Comme l'a souligné le journaliste Paolo Mossetti, le président italien Sergio Mattarella n'a pas hésité à manifester sa solidarité envers l'ancien rédacteur en chef de Repubblica, Molinari, lorsqu'il a été hué par des étudiants, et a rapidement appelé Giorgia Meloni après qu'un internaute anonyme a insulté sa fille Ginevra sur X. En revanche, lorsqu'une citoyenne italienne est sanctionnée et diffamée par une campagne publicitaire Google financée par le gouvernement israélien simplement pour avoir rempli son mandat à l'ONU, aucune institution italienne n'a jugé bon de lui manifester son soutien.

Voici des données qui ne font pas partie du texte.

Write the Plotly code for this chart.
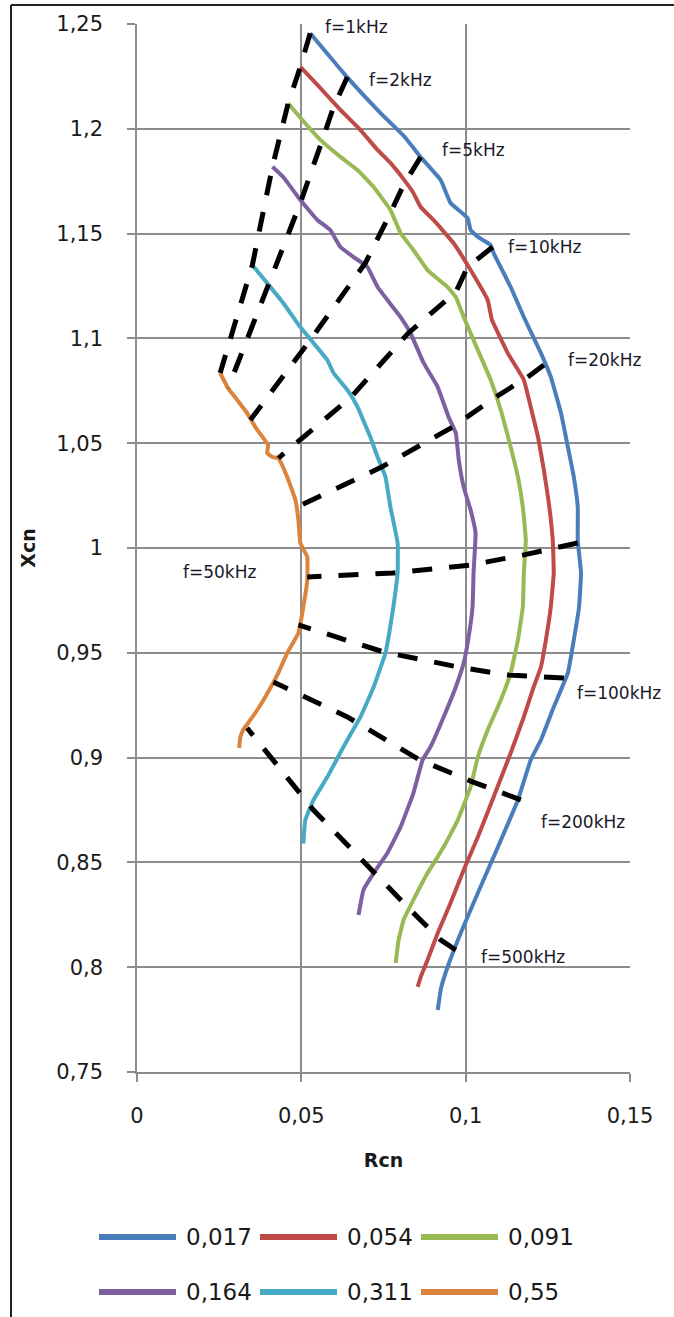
import plotly.graph_objects as go

# ---------------- data ----------------
series_names = ["0,017", "0,054", "0,091", "0,164", "0,311", "0,55"]
series_colors = ["#4A7EBB", "#BE4B48", "#98B954", "#7D60A0", "#46AAC5", "#DB843D"]

r_0017 = [0.0527, 0.0638, 0.0741, 0.0814, 0.0863, 0.0924, 0.0954, 0.1006, 0.1015, 0.1037, 0.1076, 0.1085,
          0.1137, 0.1177, 0.1229, 0.1259, 0.1290, 0.1311, 0.1329, 0.1341, 0.1341, 0.1351, 0.1345, 0.1329,
          0.1311, 0.1268, 0.1229, 0.1198, 0.1159, 0.1098, 0.1037, 0.0985, 0.0945, 0.0925, 0.0915]
x_0017 = [1.2456, 1.2249, 1.2075, 1.1962, 1.1865, 1.1756, 1.1646, 1.1574, 1.1517, 1.1484, 1.1446, 1.1407,
          1.1245, 1.1102, 1.0930, 1.0816, 1.0644, 1.0482, 1.0339, 1.0196, 1.0038, 0.9881, 0.9719, 0.9561,
          0.9404, 0.9241, 0.9084, 0.8989, 0.8798, 0.8573, 0.8354, 0.8163, 0.8001, 0.7900, 0.7796]

r_0054 = [0.0497, 0.0549, 0.0619, 0.0680, 0.0732, 0.0771, 0.0811, 0.0841, 0.0863, 0.0902, 0.0963, 0.1015,
          0.1067, 0.1080, 0.1128, 0.1177, 0.1198, 0.1220, 0.1238, 0.1253, 0.1265, 0.1268, 0.1259, 0.1244,
          0.1229, 0.1207, 0.1177, 0.1137, 0.1085, 0.1037, 0.0994, 0.0954, 0.0915, 0.0884, 0.0863, 0.0854]
x_0054 = [1.2296, 1.2209, 1.2090, 1.1994, 1.1899, 1.1837, 1.1760, 1.1694, 1.1627, 1.1565, 1.1455, 1.1326,
          1.1183, 1.1088, 1.0930, 1.0802, 1.0673, 1.0530, 1.0372, 1.0215, 1.0038, 0.9881, 0.9719, 0.9561,
          0.9432, 0.9337, 0.9194, 0.9022, 0.8812, 0.8621, 0.8464, 0.8306, 0.8163, 0.8034, 0.7953, 0.7906]

r_0091 = [0.0460, 0.0503, 0.0558, 0.0619, 0.0671, 0.0720, 0.0771, 0.0802, 0.0841, 0.0884, 0.0945, 0.0970,
          0.0994, 0.1037, 0.1076, 0.1107, 0.1137, 0.1159, 0.1174, 0.1183, 0.1177, 0.1174, 0.1159, 0.1137,
          0.1107, 0.1067, 0.1037, 0.1015, 0.0976, 0.0933, 0.0884, 0.0841, 0.0811, 0.0796, 0.0787]
x_0091 = [1.2122, 1.2042, 1.1947, 1.1866, 1.1803, 1.1722, 1.1613, 1.1503, 1.1422, 1.1326, 1.1245, 1.1198,
          1.1102, 1.0944, 1.0802, 1.0658, 1.0482, 1.0339, 1.0196, 1.0038, 0.9881, 0.9719, 0.9561, 0.9404,
          0.9275, 0.9132, 0.9003, 0.8860, 0.8702, 0.8573, 0.8449, 0.8321, 0.8225, 0.8130, 0.8020]

r_0164 = [0.0412, 0.0445, 0.0497, 0.0549, 0.0588, 0.0619, 0.0659, 0.0701, 0.0732, 0.0762, 0.0802, 0.0832,
          0.0872, 0.0915, 0.0948, 0.0970, 0.0979, 0.0994, 0.1015, 0.1030, 0.1024, 0.1021, 0.1009, 0.0994,
          0.0970, 0.0933, 0.0893, 0.0869, 0.0841, 0.0802, 0.0762, 0.0720, 0.0689, 0.0674]
x_0164 = [1.1819, 1.1770, 1.1660, 1.1565, 1.1517, 1.1436, 1.1388, 1.1341, 1.1245, 1.1183, 1.1102, 1.1026,
          1.0883, 1.0768, 1.0625, 1.0549, 1.0420, 1.0291, 1.0181, 1.0072, 0.9881, 0.9719, 0.9575, 0.9451,
          0.9337, 0.9194, 0.9051, 0.8989, 0.8831, 0.8669, 0.8545, 0.8449, 0.8368, 0.8249]

r_0311 = [0.0351, 0.0396, 0.0445, 0.0497, 0.0537, 0.0579, 0.0598, 0.0640, 0.0671, 0.0688, 0.0710, 0.0732,
          0.0756, 0.0771, 0.0793, 0.0793, 0.0780, 0.0768, 0.0756, 0.0720, 0.0680, 0.0628, 0.0579, 0.0537,
          0.0512, 0.0506]
x_0311 = [1.1350, 1.1264, 1.1169, 1.1054, 1.0978, 1.0897, 1.0835, 1.0754, 1.0673, 1.0611, 1.0530, 1.0434,
          1.0339, 1.0196, 1.0024, 0.9881, 0.9719, 0.9600, 0.9499, 0.9337, 0.9194, 0.9051, 0.8907, 0.8798,
          0.8702, 0.8590]

r_055 = [0.0253, 0.0277, 0.0305, 0.0335, 0.0360, 0.0384, 0.0399, 0.0396, 0.0412, 0.0430, 0.0457, 0.0482,
         0.0491, 0.0497, 0.0518, 0.0518, 0.0506, 0.0491, 0.0457, 0.0430, 0.0399, 0.0366, 0.0338, 0.0323,
         0.0314, 0.0311]
x_055 = [1.0835, 1.0763, 1.0706, 1.0644, 1.0577, 1.0525, 1.0491, 1.0453, 1.0434, 1.0429, 1.0339, 1.0229,
         1.0134, 1.0024, 0.9957, 0.9847, 0.9719, 0.9594, 0.9499, 0.9404, 0.9313, 0.9227, 0.9165, 0.9132,
         0.9094, 0.9046]

series_r = [r_0017, r_0054, r_0091, r_0164, r_0311, r_055]
series_x = [x_0017, x_0054, x_0091, x_0164, x_0311, x_055]

# iso-frequency (dashed) lines
freq_labels = ["f=1kHz", "f=2kHz", "f=5kHz", "f=10kHz", "f=20kHz",
               "f=50kHz", "f=100kHz", "f=200kHz", "f=500kHz"]
iso_r_1k = [0.0527, 0.0497, 0.0460, 0.0412, 0.0351, 0.0253]
iso_x_1k = [1.2456, 1.2296, 1.2122, 1.1819, 1.1350, 1.0835]
iso_r_2k = [0.0640, 0.0598, 0.0564, 0.0497, 0.0277]
iso_x_2k = [1.2247, 1.2104, 1.1947, 1.1646, 1.0763]
iso_r_5k = [0.0863, 0.0811, 0.0771, 0.0695, 0.0534, 0.0345]
iso_x_5k = [1.1865, 1.1732, 1.1598, 1.1360, 1.1007, 1.0611]
iso_r_10k = [0.1082, 0.1006, 0.0970, 0.0826, 0.0649, 0.0430]
iso_x_10k = [1.1436, 1.1341, 1.1221, 1.1026, 1.0716, 1.0429]
iso_r_20k = [0.1238, 0.1189, 0.1091, 0.0960, 0.0744, 0.0488]
iso_x_20k = [1.0873, 1.0816, 1.0720, 1.0577, 1.0386, 1.0196]
iso_r_50k = [0.1341, 0.1265, 0.1177, 0.1015, 0.0780, 0.0518]
iso_x_50k = [1.0024, 0.9995, 0.9967, 0.9919, 0.9881, 0.9862]
iso_r_100k = [0.1299, 0.1229, 0.1131, 0.0991, 0.0750, 0.0491]
iso_x_100k = [0.9380, 0.9385, 0.9394, 0.9428, 0.9504, 0.9633]
iso_r_200k = [0.1168, 0.1101, 0.1015, 0.0860, 0.0640, 0.0415]
iso_x_200k = [0.8798, 0.8836, 0.8888, 0.8989, 0.9194, 0.9361]
iso_r_500k = [0.0970, 0.0924, 0.0832, 0.0720, 0.0537, 0.0335]
iso_x_500k = [0.8082, 0.8130, 0.8273, 0.8454, 0.8750, 0.9141]

iso_r = [iso_r_1k, iso_r_2k, iso_r_5k, iso_r_10k, iso_r_20k, iso_r_50k, iso_r_100k, iso_r_200k, iso_r_500k]
iso_x = [iso_x_1k, iso_x_2k, iso_x_5k, iso_x_10k, iso_x_20k, iso_x_50k, iso_x_100k, iso_x_200k, iso_x_500k]

x_ticks = [0, 0.05, 0.1, 0.15]
y_ticks = [0.75, 0.8, 0.85, 0.9, 0.95, 1.0, 1.05, 1.1, 1.15, 1.2, 1.25]

# ---------------- figure ----------------
W, H = 674, 1317
ML, MR, MT, MB = 137, 44, 24, 245
PW, PH = W - ML - MR, H - MT - MB

fig = go.Figure()

for r, xv, name, col in zip(series_r, series_x, series_names, series_colors):
    fig.add_trace(go.Scatter(x=r, y=xv, mode="lines", name=name,
                             line=dict(color=col, width=4, shape="spline", smoothing=0.3),
                             showlegend=False))

for r, xv, lab in zip(iso_r, iso_x, freq_labels):
    fig.add_trace(go.Scatter(x=r, y=xv, mode="lines", name=lab,
                             line=dict(color="black", width=5, dash="20px,17px"),
                             showlegend=False))

# frequency label placement (layout, data coordinates of the left edge)
label_pos = [(0.0565, 1.2486), (0.0700, 1.2233), (0.0922, 1.1899), (0.1124, 1.1436),
             (0.1305, 1.0897), (0.0135, 0.9886), (0.1332, 0.9308), (0.1222, 0.8693),
             (0.1040, 0.8049)]
annotations = []
for lab, (ax_, ay_) in zip(freq_labels, label_pos):
    annotations.append(dict(x=ax_, y=ay_, xref="x", yref="y", text=lab, showarrow=False,
                            xanchor="left", yanchor="middle",
                            font=dict(family="DejaVu Sans", size=17, color="#1a1a2a")))

# custom legend below plot
def px_to_paper_x(px):
    return (px - ML) / PW

def px_to_paper_y(py):
    return (H - MB - py) / PH

shapes = []
leg_x0, leg_dx, leg_y0, leg_dy, leg_len = 99, 161, 1237, 55, 77
for i, (name, col) in enumerate(zip(series_names, series_colors)):
    c, rrow = i % 3, i // 3
    x0 = leg_x0 + c * leg_dx
    y0 = leg_y0 + rrow * leg_dy
    shapes.append(dict(type="line", xref="paper", yref="paper",
                       x0=px_to_paper_x(x0), x1=px_to_paper_x(x0 + leg_len),
                       y0=px_to_paper_y(y0), y1=px_to_paper_y(y0),
                       line=dict(color=col, width=6)))
    annotations.append(dict(x=px_to_paper_x(x0 + leg_len + 8), y=px_to_paper_y(y0),
                            xref="paper", yref="paper", text=name, showarrow=False,
                            xanchor="left", yanchor="middle",
                            font=dict(family="DejaVu Sans", size=23, color="#1a1a1a")))

# chart frame (top and left edges visible)
shapes.append(dict(type="line", xref="paper", yref="paper",
                   x0=px_to_paper_x(11), x1=px_to_paper_x(W + 20),
                   y0=px_to_paper_y(5), y1=px_to_paper_y(5),
                   line=dict(color="#222222", width=2)))
shapes.append(dict(type="line", xref="paper", yref="paper",
                   x0=px_to_paper_x(11), x1=px_to_paper_x(11),
                   y0=px_to_paper_y(5), y1=px_to_paper_y(H + 20),
                   line=dict(color="#222222", width=2)))

grid_col = "#8c8c8c"
fig.update_layout(
    template="none",
    width=W, height=H,
    margin=dict(l=ML, r=MR, t=MT, b=MB, pad=0),
    paper_bgcolor="white", plot_bgcolor="white",
    separators=", ",
    font=dict(family="DejaVu Sans", color="#1a1a1a"),
    showlegend=False,
    annotations=annotations,
    shapes=shapes,
    xaxis=dict(range=[0, 0.15], tickvals=x_ticks, showgrid=True, gridcolor=grid_col, gridwidth=1.5,
               zeroline=False, showline=True, linecolor=grid_col, linewidth=1.5,
               ticks="outside", ticklen=8, tickwidth=1.5, tickcolor=grid_col,
               ticklabelstandoff=16, tickfont=dict(size=21, color="#1a1a1a"),
               title=dict(text="Rcn", font=dict(size=19, weight="bold", color="#1a1a1a"), standoff=27),
               automargin=False, fixedrange=True),
    yaxis=dict(range=[0.75, 1.25], tickvals=y_ticks, showgrid=True, gridcolor=grid_col, gridwidth=1.5,
               zeroline=False, showline=True, linecolor=grid_col, linewidth=1.5,
               ticks="outside", ticklen=8, tickwidth=1.5, tickcolor=grid_col,
               ticklabelstandoff=20, tickfont=dict(size=21, color="#1a1a1a"),
               title=dict(text="Xcn", font=dict(size=19, weight="bold", color="#1a1a1a"), standoff=16),
               automargin=False, fixedrange=True),
)

fig.write_html("out.html")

L'Europe se montre d'une part totalement incohérente, avec pour effet d'accroître la méfiance et le scepticisme de l'opinion publique à l'égard des politiques de l'UE depuis le début du massacre à Gaza. D'autre part, elle tente aujourd'hui de restaurer sa légitimité politique via la guerre et la création d'un ennemi commun autour duquel se rallier, à savoir la Russie. Une invasion russe de l'Europe est désormais présentée comme hautement probable et quasi imminente, justifiant "l'urgence" de l'augmentation des dépenses militaires à 5 % du PIB, alors que les médias européens décrivent simultanément l'armée russe comme enlisée en Ukraine depuis plus de trois ans, combattant à coups de pelles et peinant à progresser de quelques kilomètres.

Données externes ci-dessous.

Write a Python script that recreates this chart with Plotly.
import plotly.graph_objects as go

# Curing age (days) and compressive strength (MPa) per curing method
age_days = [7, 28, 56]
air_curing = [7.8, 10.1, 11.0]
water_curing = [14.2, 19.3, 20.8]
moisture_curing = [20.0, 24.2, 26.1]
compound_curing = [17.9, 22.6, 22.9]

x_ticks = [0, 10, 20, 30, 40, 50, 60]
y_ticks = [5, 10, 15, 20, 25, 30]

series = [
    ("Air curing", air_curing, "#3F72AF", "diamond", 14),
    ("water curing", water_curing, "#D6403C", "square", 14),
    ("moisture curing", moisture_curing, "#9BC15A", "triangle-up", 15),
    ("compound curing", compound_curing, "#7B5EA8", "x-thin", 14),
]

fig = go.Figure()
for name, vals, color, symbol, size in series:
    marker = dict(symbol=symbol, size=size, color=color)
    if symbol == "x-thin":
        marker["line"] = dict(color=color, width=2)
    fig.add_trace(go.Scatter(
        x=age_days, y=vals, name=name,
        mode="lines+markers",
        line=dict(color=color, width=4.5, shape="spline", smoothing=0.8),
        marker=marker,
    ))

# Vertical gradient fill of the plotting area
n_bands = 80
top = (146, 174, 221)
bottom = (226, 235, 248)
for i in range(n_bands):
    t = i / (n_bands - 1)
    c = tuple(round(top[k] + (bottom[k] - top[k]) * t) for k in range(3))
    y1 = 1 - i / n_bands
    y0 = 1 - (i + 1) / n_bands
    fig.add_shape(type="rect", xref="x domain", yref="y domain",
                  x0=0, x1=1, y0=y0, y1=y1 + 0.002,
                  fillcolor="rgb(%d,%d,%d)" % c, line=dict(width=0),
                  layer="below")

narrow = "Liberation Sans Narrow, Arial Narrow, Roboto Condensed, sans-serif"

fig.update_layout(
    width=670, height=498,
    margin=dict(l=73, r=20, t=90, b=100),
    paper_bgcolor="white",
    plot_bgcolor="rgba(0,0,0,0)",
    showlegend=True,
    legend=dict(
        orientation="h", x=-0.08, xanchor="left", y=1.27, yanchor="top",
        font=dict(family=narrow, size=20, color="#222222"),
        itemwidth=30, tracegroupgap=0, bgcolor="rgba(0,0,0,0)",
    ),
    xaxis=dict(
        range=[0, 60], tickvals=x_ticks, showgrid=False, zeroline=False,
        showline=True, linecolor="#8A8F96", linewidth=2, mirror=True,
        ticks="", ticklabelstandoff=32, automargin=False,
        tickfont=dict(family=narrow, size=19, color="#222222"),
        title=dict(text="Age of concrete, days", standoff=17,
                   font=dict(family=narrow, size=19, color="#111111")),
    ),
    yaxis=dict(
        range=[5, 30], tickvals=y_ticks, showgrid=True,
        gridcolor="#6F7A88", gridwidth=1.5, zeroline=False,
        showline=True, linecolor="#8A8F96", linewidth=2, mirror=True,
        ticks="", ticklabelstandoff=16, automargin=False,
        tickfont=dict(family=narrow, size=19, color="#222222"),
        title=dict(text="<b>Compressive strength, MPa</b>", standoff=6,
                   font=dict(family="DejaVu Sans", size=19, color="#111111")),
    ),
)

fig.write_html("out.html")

La crise de l'Union européenne n'est pas seulement politique, elle est existentielle. En l'absence d'un projet politique fédérateur et face à ses incohérences flagrantes aux yeux des citoyens européens, seule la menace extérieure semble pouvoir réaffirmer la légitimité politique. Le soutien à l'Ukraine, bien que légitime en termes de solidarité internationale, a ainsi été instrumentalisé non pour défendre des principes juridiques fondamentaux, mais pour repositionner l'UE en tant qu'acteur international pertinent, même si son action se limite pour l'instant au domaine militaire.

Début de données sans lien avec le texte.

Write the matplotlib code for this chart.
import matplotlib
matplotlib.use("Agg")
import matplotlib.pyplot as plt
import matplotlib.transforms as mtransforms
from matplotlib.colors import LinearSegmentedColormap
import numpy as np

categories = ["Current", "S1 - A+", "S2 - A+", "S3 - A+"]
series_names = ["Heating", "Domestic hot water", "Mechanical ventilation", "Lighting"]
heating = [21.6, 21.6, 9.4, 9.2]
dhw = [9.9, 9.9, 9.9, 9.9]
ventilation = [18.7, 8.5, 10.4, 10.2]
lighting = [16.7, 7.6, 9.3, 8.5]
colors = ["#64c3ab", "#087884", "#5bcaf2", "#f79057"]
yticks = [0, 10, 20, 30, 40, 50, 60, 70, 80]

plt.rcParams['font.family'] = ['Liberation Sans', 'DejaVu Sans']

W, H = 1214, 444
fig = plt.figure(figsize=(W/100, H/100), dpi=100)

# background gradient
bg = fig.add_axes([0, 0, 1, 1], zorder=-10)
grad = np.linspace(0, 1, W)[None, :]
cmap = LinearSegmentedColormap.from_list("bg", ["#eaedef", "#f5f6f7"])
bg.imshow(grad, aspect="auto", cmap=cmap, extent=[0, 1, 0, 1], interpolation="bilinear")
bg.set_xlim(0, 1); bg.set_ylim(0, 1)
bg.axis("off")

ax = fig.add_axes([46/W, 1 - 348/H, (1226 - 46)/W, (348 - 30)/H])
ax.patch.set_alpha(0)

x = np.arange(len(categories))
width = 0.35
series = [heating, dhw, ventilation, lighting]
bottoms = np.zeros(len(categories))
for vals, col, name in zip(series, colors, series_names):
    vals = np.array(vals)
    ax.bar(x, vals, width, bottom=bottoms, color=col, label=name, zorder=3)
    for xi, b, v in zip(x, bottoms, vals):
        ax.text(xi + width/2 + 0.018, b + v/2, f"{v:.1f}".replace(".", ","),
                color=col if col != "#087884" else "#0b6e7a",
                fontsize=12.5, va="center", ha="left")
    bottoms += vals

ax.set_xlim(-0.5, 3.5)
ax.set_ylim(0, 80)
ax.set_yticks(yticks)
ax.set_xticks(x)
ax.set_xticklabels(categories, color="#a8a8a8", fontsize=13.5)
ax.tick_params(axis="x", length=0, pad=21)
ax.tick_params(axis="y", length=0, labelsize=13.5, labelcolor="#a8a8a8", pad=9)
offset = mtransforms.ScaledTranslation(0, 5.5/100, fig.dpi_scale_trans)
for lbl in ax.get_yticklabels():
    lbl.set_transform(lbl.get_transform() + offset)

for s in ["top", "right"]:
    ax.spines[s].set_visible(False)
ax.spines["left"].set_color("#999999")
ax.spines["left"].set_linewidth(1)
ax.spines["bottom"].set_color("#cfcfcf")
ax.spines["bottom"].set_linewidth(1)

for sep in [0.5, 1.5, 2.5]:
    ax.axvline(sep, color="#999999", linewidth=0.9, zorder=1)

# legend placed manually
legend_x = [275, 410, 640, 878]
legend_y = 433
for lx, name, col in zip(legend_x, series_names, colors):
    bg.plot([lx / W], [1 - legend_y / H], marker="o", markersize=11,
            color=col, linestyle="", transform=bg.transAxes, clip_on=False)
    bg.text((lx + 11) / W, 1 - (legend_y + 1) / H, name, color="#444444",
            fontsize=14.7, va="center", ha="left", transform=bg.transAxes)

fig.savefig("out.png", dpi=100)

La guerre en Ukraine a accéléré une transformation déjà en cours, à savoir la résurgence des blocs militaires comme structure principale de l'organisation géopolitique. D'un côté, l'expansion et le renforcement de l'OTAN ; de l'autre, l'émergence d'alliances alternatives entre la Russie, la Chine, l'Iran et d'autres acteurs du "Sud global". Cette logique marque une rupture définitive avec l'illusion de l'après-guerre froide selon laquelle le droit international finirait par supplanter la force. Nous assistons désormais à un retour brutal à un monde bipolaire dont les conséquences sont visibles en Ukraine comme en Palestine.
L'Union européenne, pourtant en mesure de se poser en troisième pôle autonome, stabilisateur et médiateur entre les États-Unis et la Russie (ainsi qu'en Méditerranée avec la Palestine), a préféré se rallier sans réserve au bloc atlantique. Il en résulte une soumission diplomatique et militaire apparemment irréversible.
Or, c'est précisément parce que le monde se regroupe autour d'une logique militaire qu'il est plus urgent que jamais de défendre, de redéfinir et de promouvoir le rôle du droit international en tant que fondement commun. Une Europe renonçant à cette mission se trahit non seulement elle-même, mais contribue également à déstabiliser des régions entières, à déclencher de nouveaux conflits et à maintenir un état de guerre perpétuelle.
En bref, l'Europe est morte à Gaza. Et ce ne sont ni le militarisme ni le réarmement qui la sauveront, pas plus qu'ils ne sauveront les Ukrainiens ou les Palestiniens.